[Paper Review] NeRF: Representing Scenes as Neural Radiance Fields for View Synthesis

Input Data

transforms_train.json

camera_angle_x : The FOV in x dimension
frames : List of dictionaries that contain the camera transform matrices for each image. → camera-to-world matrix

삼각법을 이용한 초점 거리 계산

focalLength = get_focal_from_fov(fieldOfView=traindata["camera_angle_x"], width=config.IMAGE_WIDTH)

def get_focal_from_fov(fieldOfView, width):
	return 0.5 * width / tf.tan(0.5 * fieldOfView)

tf.tan 텐서에 있는 모든 요소의 탄젠트를 계산

이미지의 경로와 camera to world transform matrix 얻기

trainImagePaths, trainC2Ws = get_image_c2w(jsonData=traindata, datasetPath=config.DATASET_PATH)

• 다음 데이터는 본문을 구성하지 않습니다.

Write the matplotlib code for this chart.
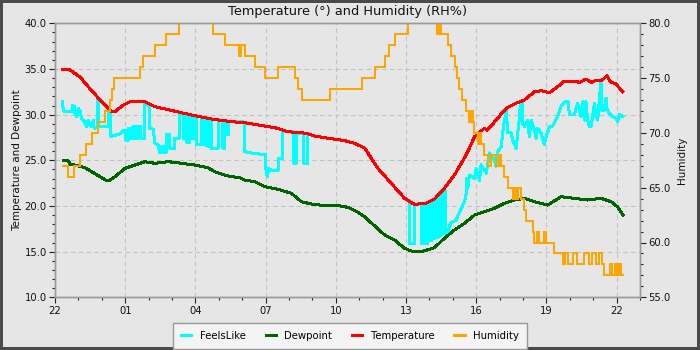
import matplotlib
matplotlib.use('Agg')
import matplotlib.pyplot as plt
from matplotlib.ticker import MultipleLocator, FormatStrFormatter

plt.rcParams['font.family'] = ['DejaVu Sans']

# ---------------- data (hours since 22:00) ----------------
x_tick_hours = [0, 3, 6, 9, 12, 15, 18, 21, 24]
x_tick_labels = ['22', '01', '04', '07', '10', '13', '16', '19', '22']

temp_hours = [0.34, 0.64, 1.07, 1.42, 1.99, 2.42, 2.56, 2.86, 3.20, 3.84,
              4.27, 4.91, 5.98, 6.69, 7.54, 8.11, 8.96, 9.52, 9.95, 10.74,
              11.10, 11.81, 12.38, 12.80, 13.23, 13.80, 14.37, 14.94, 15.36, 15.86,
              16.22, 16.64, 17.07, 17.57, 17.93, 18.35, 18.48, 18.85, 19.28, 19.70,
              20.06, 20.49, 20.77, 21.13, 21.48, 21.77, 22.27, 22.41, 22.69, 22.91,
              23.19, 23.39, 23.59, 23.73, 23.97, 24.26]
temp_values = [34.89, 34.89, 34.12, 33.06, 31.42, 30.32, 30.32, 30.95, 31.42, 31.42,
               30.87, 30.50, 29.88, 29.52, 29.23, 29.12, 28.76, 28.50, 28.13, 27.96,
               27.66, 27.36, 27.15, 26.86, 26.35, 24.12, 22.48, 20.84, 20.18, 20.29,
               20.76, 21.93, 23.39, 25.58, 27.58, 28.50, 28.30, 29.41, 30.69, 31.24,
               31.60, 32.51, 32.62, 32.40, 33.06, 33.68, 33.68, 33.50, 33.90, 33.54,
               33.79, 33.79, 34.26, 33.60, 33.35, 32.51]

dew_hours = [0.35, 0.55, 0.64, 0.85, 1.28, 1.57, 1.85, 2.21, 2.35, 2.56,
             2.99, 3.41, 3.84, 4.27, 4.84, 5.41, 5.98, 6.54, 6.83, 7.33,
             7.90, 8.11, 8.54, 8.96, 9.53, 10.10, 10.53, 10.96, 11.66, 11.95,
             12.52, 12.94, 13.23, 13.66, 14.09, 14.51, 14.94, 15.22, 15.65, 16.22,
             16.64, 17.07, 17.50, 17.93, 18.78, 19.21, 19.63, 20.06, 20.49, 21.05,
             21.63, 22.19, 22.76, 23.33, 23.76, 24.04, 24.28]
dew_values = [25.03, 25.03, 24.59, 24.48, 24.19, 23.75, 23.31, 22.77, 22.84, 23.20,
              24.12, 24.48, 24.85, 24.67, 24.85, 24.67, 24.48, 24.19, 23.75, 23.31,
              23.09, 22.84, 22.66, 22.11, 21.82, 21.39, 20.47, 20.21, 20.00, 20.10,
              19.85, 19.31, 18.82, 17.81, 16.82, 16.27, 15.36, 15.07, 14.99, 15.43,
              16.46, 17.37, 18.10, 19.01, 19.74, 20.29, 20.65, 20.84, 20.47, 20.10,
              21.01, 20.84, 20.65, 20.84, 20.47, 19.92, 19.01]

feels_hours = [
    0.31, 0.36, 0.73, 0.73, 0.85, 0.85, 0.93, 0.99, 1.07, 1.14,
    1.24, 1.35, 1.42, 1.49, 1.57, 1.64, 1.64, 1.71, 1.82, 1.82,
    1.86, 1.86, 2.27, 2.27, 2.39, 2.39, 2.77, 2.94, 3.03, 3.03,
    3.12, 3.12, 3.22, 3.22, 3.33, 3.33, 3.41, 3.41, 3.53, 3.53,
    3.67, 3.67, 3.84, 3.84, 4.03, 4.03, 4.20, 4.27, 4.40, 4.48,
    4.57, 4.57, 4.65, 4.65, 4.77, 4.77, 4.91, 4.91, 5.12, 5.12,
    5.31, 5.31, 5.48, 5.48, 5.55, 5.55, 5.61, 5.61, 5.76, 5.76,
    5.83, 5.83, 5.97, 5.97, 6.06, 6.06, 6.26, 6.26, 6.32, 6.32,
    6.40, 6.40, 6.47, 6.47, 6.62, 6.62, 6.69, 6.69, 6.97, 6.97,
    7.17, 7.17, 7.26, 7.26, 7.33, 7.33, 7.40, 7.40, 8.04, 8.11,
    8.11, 8.40, 9.00, 9.00, 9.07, 9.13, 9.26, 9.53, 9.53, 9.74,
    9.74, 10.20, 10.20, 10.32, 10.32, 10.61, 10.61, 10.81, 10.81, 11.10,
    11.81, 12.38, 12.80, 13.23, 13.80, 14.37, 14.94, 15.15, 15.15, 15.36,
    15.36, 15.66, 15.66, 15.75, 15.75, 15.84, 15.84, 15.93, 15.93, 16.00,
    16.00, 16.09, 16.09, 16.18, 16.18, 16.24, 16.24, 16.30, 16.30, 16.37,
    16.37, 16.43, 16.43, 16.50, 16.50, 16.56, 16.56, 16.64, 16.64, 16.70,
    16.70, 16.78, 16.90, 17.14, 17.29, 17.50, 17.57, 17.57, 17.64, 17.71,
    17.93, 18.00, 18.14, 18.21, 18.43, 18.57, 18.64, 18.78, 18.85, 18.92,
    19.07, 19.13, 19.21, 19.28, 19.35, 19.49, 19.56, 19.71, 19.85, 19.89,
    19.99, 19.99, 20.06, 20.20, 20.27, 20.35, 20.49, 20.56, 20.63, 20.77,
    20.91, 20.99, 21.13, 21.27, 21.48, 21.63, 21.77, 21.94, 21.98, 22.19,
    22.33, 22.48, 22.55, 22.62, 22.69, 22.76, 22.83, 22.91, 23.05, 23.12,
    23.19, 23.26, 23.33, 23.36, 23.47, 23.55, 23.59, 23.69, 23.83, 23.97,
    24.04, 24.12, 24.26]
feels_values = [
    31.4, 30.4, 30.3, 31.0, 30.9, 30.2, 29.8, 30.7, 30.4, 29.6,
    29.3, 28.7, 29.4, 28.9, 28.7, 29.4, 28.8, 28.5, 28.7, 31.6,
    31.6, 28.7, 28.7, 30.5, 30.5, 27.6, 27.9, 28.3, 28.3, 27.2,
    27.2, 28.5, 28.5, 27.4, 27.4, 28.7, 28.7, 27.4, 27.4, 28.7,
    28.7, 27.4, 27.4, 31.2, 31.0, 28.5, 28.4, 26.9, 26.7, 25.8,
    25.8, 26.5, 26.5, 25.9, 25.9, 27.8, 27.8, 26.3, 26.3, 27.4,
    27.4, 30.0, 30.0, 27.4, 27.4, 29.8, 29.8, 27.0, 26.9, 30.0,
    30.0, 27.4, 27.4, 29.8, 29.8, 26.7, 26.7, 29.6, 29.6, 26.7,
    26.7, 29.5, 29.5, 26.6, 26.5, 29.4, 29.4, 26.3, 26.3, 29.4,
    29.4, 26.3, 26.3, 29.2, 29.2, 27.8, 27.8, 29.2, 29.2, 29.05,
    25.95, 25.8, 25.6, 24.3, 23.2, 24.1, 23.9, 23.9, 25.2, 25.2,
    28.1, 28.1, 24.7, 24.7, 27.9, 27.9, 24.7, 24.7, 27.9, 27.66,
    27.36, 27.15, 26.86, 26.35, 24.12, 22.48, 20.84, 20.45, 15.9, 15.9,
    20.18, 20.25, 15.9, 15.9, 20.27, 20.29, 15.9, 15.9, 20.35, 20.4,
    16.2, 16.2, 20.5, 20.6, 16.4, 16.4, 20.8, 20.9, 16.6, 16.6,
    21.1, 21.2, 16.8, 16.8, 21.3, 21.4, 17.0, 17.0, 21.6, 21.6,
    17.2, 17.0, 18.1, 18.46, 19.3, 20.5, 21.3, 23.0, 21.9, 23.4,
    23.03, 24.1, 22.8, 24.5, 23.6, 25.8, 25.6, 25.0, 24.3, 25.9,
    26.5, 28.0, 29.4, 30.5, 28.0, 28.0, 27.2, 26.3, 29.8, 31.2,
    31.2, 29.05, 28.7, 29.4, 27.6, 29.4, 28.3, 27.4, 28.5, 28.0,
    26.7, 27.6, 28.7, 28.76, 29.8, 30.9, 31.4, 31.4, 29.96, 29.96,
    31.2, 29.8, 31.4, 29.4, 31.4, 29.4, 28.7, 28.7, 31.2, 29.8,
    29.4, 31.4, 33.8, 30.5, 30.5, 31.8, 30.7, 30.1, 29.8, 29.6,
    29.2, 30.0, 29.8]

hum_hours = [
    0.354, 0.568, 0.811, 1.067, 1.323, 1.566, 1.822, 2.134, 2.347, 2.446,
    2.531, 3.628, 3.769, 4.268, 4.725, 5.292, 5.420, 5.762, 6.402, 6.701,
    6.756, 7.286, 7.853, 7.960, 8.109, 8.566, 8.993, 9.531, 10.265, 10.385,
    10.555, 11.737, 13.133, 13.658, 14.084, 14.268, 14.511, 15.079, 15.194, 15.578,
    16.005, 16.282, 16.317, 16.389, 16.504, 16.816, 16.931, 17.093, 17.187, 17.285,
    17.384, 17.571, 17.712, 17.798, 17.853, 17.926, 18.067, 18.139, 18.212, 18.323,
    18.493, 18.651, 18.852, 18.993, 19.078, 19.206, 19.347, 19.590, 19.676, 19.761,
    19.804, 19.932, 20.030, 20.132, 20.414, 20.487, 20.615, 20.700, 20.913, 20.999,
    21.340, 21.694, 21.810, 21.938, 22.151, 22.322, 22.621, 22.834, 22.962, 23.133,
    23.261, 23.389, 23.474, 23.730, 23.815, 23.943, 24.029, 24.114, 24.199, 24.284]
hum_values = [
    67, 66, 67, 68, 69, 70, 71, 72, 73, 74,
    75, 76, 77, 78, 79, 80, 81, 82, 81, 80,
    79, 78, 77, 78, 77, 76, 75, 76, 75, 74,
    73, 74, 75, 76, 77, 78, 79, 80, 81, 82,
    81, 80, 79, 80, 79, 78, 77, 76, 75, 74,
    73, 72, 71, 72, 71, 70, 69, 70, 69, 68,
    67, 68, 67, 68, 67, 66, 65, 64, 65, 64,
    65, 64, 63, 62, 61, 60, 61, 60, 61, 60,
    59, 58, 59, 58, 59, 58, 59, 58, 59, 58,
    59, 58, 57, 58, 57, 58, 57, 58, 57, 57]

# ---------------- figure ----------------
BG = '#e6e6e6'
LW = 1.44
fig = plt.figure(figsize=(7, 3.5), dpi=100, facecolor=BG,
                 edgecolor='#4a4a4a', linewidth=4)
ax = fig.add_axes([55 / 700, 1 - 297.3 / 350, 585 / 700, 274 / 350])
ax.set_facecolor(BG)
ax2 = ax.twinx()

n = min(len(feels_hours), len(feels_values))
l1, = ax.plot(feels_hours[:n], feels_values[:n], color='#00ffff', lw=LW,
              label='FeelsLike', zorder=2, antialiased=False)
l2, = ax.plot(dew_hours, dew_values, color='#006400', lw=LW,
              label='Dewpoint', zorder=3, antialiased=False)
l3, = ax.plot(temp_hours, temp_values, color='#ff0000', lw=LW,
              label='Temperature', zorder=4, antialiased=False)
m = min(len(hum_hours), len(hum_values))
l4, = ax2.plot(hum_hours[:m], hum_values[:m], color='#ffa500', lw=LW,
               drawstyle='steps-post', label='Humidity', antialiased=False)

ax.set_xlim(0, 25)
ax.set_ylim(10, 40)
ax2.set_ylim(55, 80)

ax.set_xticks(x_tick_hours)
ax.set_xticklabels(x_tick_labels)
ax.xaxis.set_minor_locator(MultipleLocator(1))
for a in (ax, ax2):
    a.yaxis.set_major_locator(MultipleLocator(5))
    a.yaxis.set_minor_locator(MultipleLocator(1))
    a.yaxis.set_major_formatter(FormatStrFormatter('%.1f'))
    a.tick_params(which='major', length=4, width=0.8, color='#222222',
                  labelsize=7.2, labelcolor='#111111', pad=2)
    a.tick_params(which='minor', length=2.5, width=0.8, color='#222222')
    for s in a.spines.values():
        s.set_color('#9a9a9a')
        s.set_linewidth(1.0)

ax.grid(True, which='major', color='#c2c2c2', linestyle=(0, (4, 3)), linewidth=0.8)
ax.set_axisbelow(True)

ax.set_title('Temperature (°) and Humidity (RH%)', fontsize=9.3, pad=6, color='#111111')
ax.set_ylabel('Temperature and Dewpoint', fontsize=7.5, color='#111111')
ax2.set_ylabel('Humidity', fontsize=7.5, color='#111111')
ax.yaxis.set_label_coords(-0.0556, 0.5)
ax2.yaxis.set_label_coords(1.0624, 0.5)

leg = fig.legend([l1, l2, l3, l4], ['FeelsLike', 'Dewpoint', 'Temperature', 'Humidity'],
                 loc='lower center', bbox_to_anchor=(0.5, 0.003), ncol=4,
                 fontsize=7.3, frameon=True, fancybox=False, framealpha=1,
                 facecolor='#f4f4f4', edgecolor='#999999', handlelength=1.0,
                 handletextpad=0.8, columnspacing=2.0, borderaxespad=0,
                 borderpad=0.8)
for h in leg.get_lines():
    h.set_linewidth(2.0)
    h.set_antialiased(False)

fig.savefig('out.png', dpi=100, facecolor=fig.get_facecolor(),
            edgecolor=fig.get_edgecolor())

def get_image_c2w(jsonData, datasetPath):
	imagePaths = []

	c2ws = []  # Pose Matrics -> Camera to World Matrices

	for frame in jsonData["frames"]:
		imagePath = frame["file_path"]
		imagePath = imagePath.replace(".", datasetPath)
		imagePaths.append(f"{imagePath}.png")
		c2ws.append(frame["transform_matrix"])
	return (imagePaths, c2ws)

디스크에서 이미지를 로드하는 데 사용되는 클래스의 개체를 인스턴스화

getImages = GetImages(imageHeight=config.IMAGE_HEIGHT, imageWidth=config.IMAGE_WIDTH)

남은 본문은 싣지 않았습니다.